The problem is that Cygwin isn't aware of this SID since it's the user I log in as to the remove server and isn't a local SID.

Using noacl is a valid workaround but I would prefer an ACL-supported solution if possible.


Matt D.

On 11/23/2015 3:08 AM, Andrey Repin wrote:
Greetings, Matt D.!

I noticed today that when accessing a network share, the permissions for
the current user are not resolving.

For example, I'm connected to a network share //server/share which is a
CentOS share with a unix login/password. The share is already logged in
by Windows and on the keychain so I don't have to enter the login
information.

In Cygwin, 'cd //server/share' then 'ls -l' I get this:

drwxrwx---  1 Unknown+User Unix_Group+1001          0 Nov 23  2015 test

This looks like a share on a Linux(samba) server with no UID mapping active.

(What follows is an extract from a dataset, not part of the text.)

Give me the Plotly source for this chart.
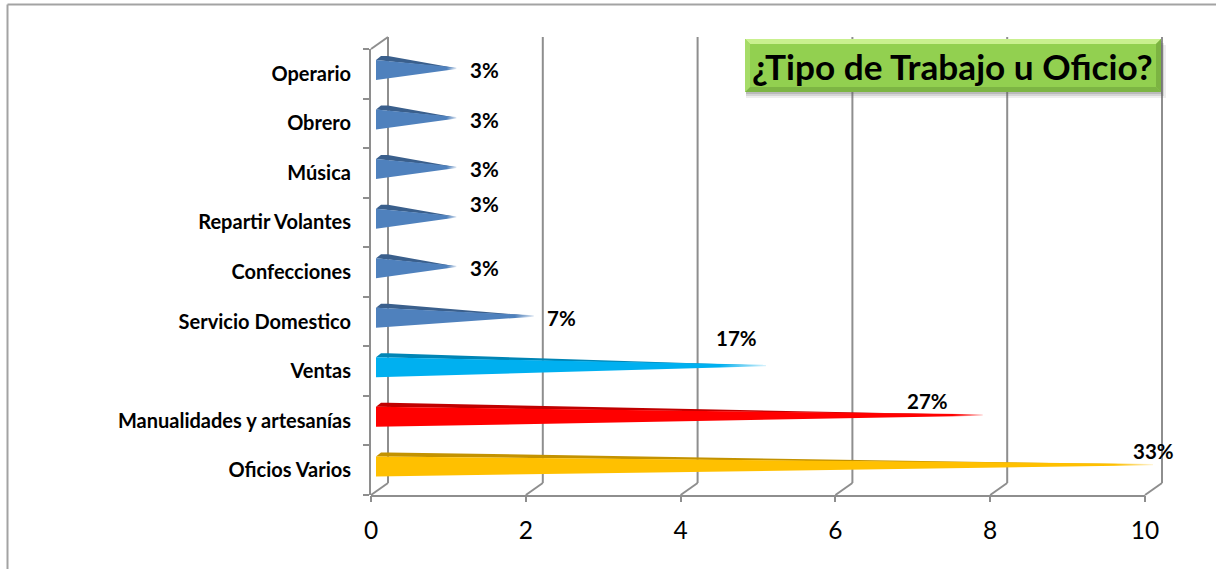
import plotly.graph_objects as go

# ---- data (bottom to top) ----
categories = ["Oficios Varios", "Manualidades y artesanías", "Ventas", "Servicio Domestico",
              "Confecciones", "Repartir Volantes", "Música", "Obrero", "Operario"]
values = [10, 7.8, 5, 2, 1, 1, 1, 1, 1]
percent_labels = ["33%", "27%", "17%", "7%", "3%", "3%", "3%", "3%", "3%"]
x_ticks = [0, 2, 4, 6, 8, 10]
title_text = "¿Tipo de Trabajo u Oficio?"

# ---- styles ----
front_colors = ["#FFC000", "#FF0000", "#00B0F0"] + ["#4F81BD"] * 6
top_colors = ["#C39200", "#C00000", "#0085B5"] + ["#3A5F8C"] * 6
label_shifts = [(8, 19.6), (-47.7, 20), (-22, 33), (36, 3.8), (35.6, 4.2),
                (35.6, 18.6), (35.6, 4), (35.6, 3.4), (35.6, 3.8)]
W, H = 1216, 569
X0, X10, Y_BOT, Y_TOP = 371, 1145, 495, 49
X_MAX = 10.3  # axis range runs a little past 10 so the last cone's tip is not clipped
DX, DY = 17, -12
GRID = "#8E8E8E"
PX_X = (X10 - X0) / 10
PX_Y = (Y_BOT - Y_TOP) / 9


def px(x):
    return x / W


def py(y):
    return 1 - y / H


def rgba(hex_color, a):
    r, g, b = (int(hex_color[i:i + 2], 16) for i in (1, 3, 5))
    return f"rgba({r},{g},{b},{a})"


fig = go.Figure()

for i, v in enumerate(values):
    base_x = 5 / PX_X
    tip_x = v + 8 / PX_X
    yc = i + 3.8 / PX_Y
    half = 10 / PX_Y
    tip_y = i + 5.6 / PX_Y
    tip_h = 0.7 / PX_Y
    top_x = [base_x, base_x + 5 / PX_X, base_x + 12 / PX_X, tip_x, base_x]
    top_y = [yc + half, yc + half + 4 / PX_Y, yc + half + 4 / PX_Y, tip_y, yc + half]
    fade = 0.95 if v > 5 else 0.88
    for xs, ys, col in (
        (top_x, top_y, top_colors[i]),
        ([base_x, tip_x, tip_x, base_x, base_x],
         [yc + half, tip_y + tip_h, tip_y - tip_h, yc - half, yc + half], front_colors[i]),
    ):
        fig.add_trace(go.Scatter(
            x=xs, y=ys, mode="lines", fill="toself", line=dict(width=0, color=col),
            fillgradient=dict(type="horizontal",
                              colorscale=[[0, rgba(col, 1)], [fade, rgba(col, 1)], [1, rgba(col, 0.15)]]),
            hoverinfo="skip", showlegend=False, cliponaxis=False,
        ))

shapes = []


def line(x0, y0, x1, y1, color=GRID, width=2):
    shapes.append(dict(type="line", xref="paper", yref="paper", x0=px(x0), y0=py(y0), x1=px(x1), y1=py(y1),
                       line=dict(color=color, width=width), layer="below"))


# outer frame
line(7.5, 4.5, 1216, 4.5, "#A3A3A3", 2)
line(7.5, 4.5, 7.5, 569, "#A3A3A3", 2)
# walls
for t in x_ticks:
    x = X0 + t * PX_X
    line(x + DX, Y_TOP + DY, x + DX, Y_BOT + DY)
    line(x, Y_BOT, x + DX, Y_BOT + DY)
line(X0, Y_TOP, X0 + DX, Y_TOP + DY)
# front floor edge
line(X0, Y_BOT + 1, X10, Y_BOT + 1)

# title box
BL, BR, BT, BB = 745, 1161, 39, 92


def poly(pts, fill):
    d = "M " + " L ".join(f"{px(a)},{py(b)}" for a, b in pts) + " Z"
    shapes.append(dict(type="path", xref="paper", yref="paper", path=d, fillcolor=fill,
                       line=dict(width=0), layer="above"))


for off, alpha in ((6, 0.10), (4, 0.16), (2, 0.22)):
    poly([(BL + 1, BT + off), (BR + off - 1, BT + off), (BR + off - 1, BB + off), (BL + 1, BB + off)],
         f"rgba(90,90,90,{alpha})")
poly([(BL, BT), (BR, BT), (BR, BB), (BL, BB)], "#92D050")
b = 5
poly([(BL, BT), (BR, BT), (BR - b, BT + b), (BL + b, BT + b)], "#C9F08F")
poly([(BL, BB), (BR, BB), (BR - b, BB - b), (BL + b, BB - b)], "#7DB544")
poly([(BL, BT), (BL + b, BT + b), (BL + b, BB - b), (BL, BB)], "#A6DC68")
poly([(BR, BT), (BR - b, BT + b), (BR - b, BB - b), (BR, BB)], "#7CB342")

annotations = [
    dict(x=v, y=i, xref="x", yref="y", text=f"<b>{lab}</b>", showarrow=False, xshift=dx, yshift=dy,
         xanchor="center", yanchor="middle",
         font=dict(family="Lato", size=20.5, color="#000000"))
    for i, (v, lab, (dx, dy)) in enumerate(zip(values, percent_labels, label_shifts))
]
annotations.append(dict(x=px((BL + BR) / 2 - 0.5), y=py((BT + BB) / 2), xref="paper", yref="paper",
                        xanchor="center", yanchor="middle",
                        text=f"<b>{title_text}</b>", showarrow=False,
                        font=dict(family="Lato", size=35.2, color="#000000")))

fig.update_layout(
    width=W, height=H, margin=dict(l=0, r=0, t=0, b=0, autoexpand=False),
    paper_bgcolor="#FFFFFF", plot_bgcolor="rgba(0,0,0,0)", showlegend=False,
    shapes=shapes, annotations=annotations,
    xaxis=dict(domain=[px(X0), px(X0 + X_MAX * PX_X)], range=[0, X_MAX], tickvals=x_ticks, showgrid=False,
               zeroline=False, showline=False, ticks="outside", ticklen=6, tickwidth=2,
               tickcolor=GRID, ticklabelstandoff=8,
               tickfont=dict(family="Lato", size=24.5, color="#000000")),
    yaxis=dict(domain=[py(Y_BOT), py(Y_TOP)], range=[-0.5, 8.5], tickvals=list(range(9)),
               ticktext=[f"<b>{c}</b>" for c in categories], showgrid=False, zeroline=False,
               showline=True, linecolor=GRID, linewidth=2, ticks="", ticklabelstandoff=14,
               minor=dict(tickvals=[k - 0.5 for k in range(10)], ticks="outside", ticklen=6, tickwidth=2,
                          tickcolor=GRID, showgrid=False),
               tickfont=dict(family="Lato", size=20, color="#000000")),
)
fig.write_html("out.html", post_script="document.body.style.margin='0';document.body.style.overflow='hidden';",
               config={"displayModeBar": False})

I'm already logged in through windows as the 'Unknown+User' but Cygwin
does not recognize that I have access to any of the ACLs for the owner
or groups and also does not resolve the SID name.

This is really not Cygwin's fault. Windows does all the resolution here,
Cygwin only relay that information to you.

The problem with this is that files created or modified are only done so
in the 'Everyone' permission and inherited permissions such as the
execute bit are not recognized.

My use-case is where I've mapped a network path to either a network
drive or a symlinked folder (with Windows mklink) with the path on the
environment's PATH. In this case, files which are executable are not
recognized and do not appear when calling 'which'.

It seems as though Cygwin only maps ACLs to the SIDs stored in passwd
and group and cannot handle ACLs when accessing network devices where
SIDs are not present in these files. Running passwd/mkgroup after the
share is on the keychain does not provide additional SIDs.

Is there no support for ACLs across network shares at all?

There is. But in cases such as this, when two hosts are not parts of the same
domain, you are bound to get weird behavior in the strict security context.
You may try defer default ACL resolutions to Windows.
Edit your /etc/fstab, add the 'noacl' flag to a 'cygdrive' mount.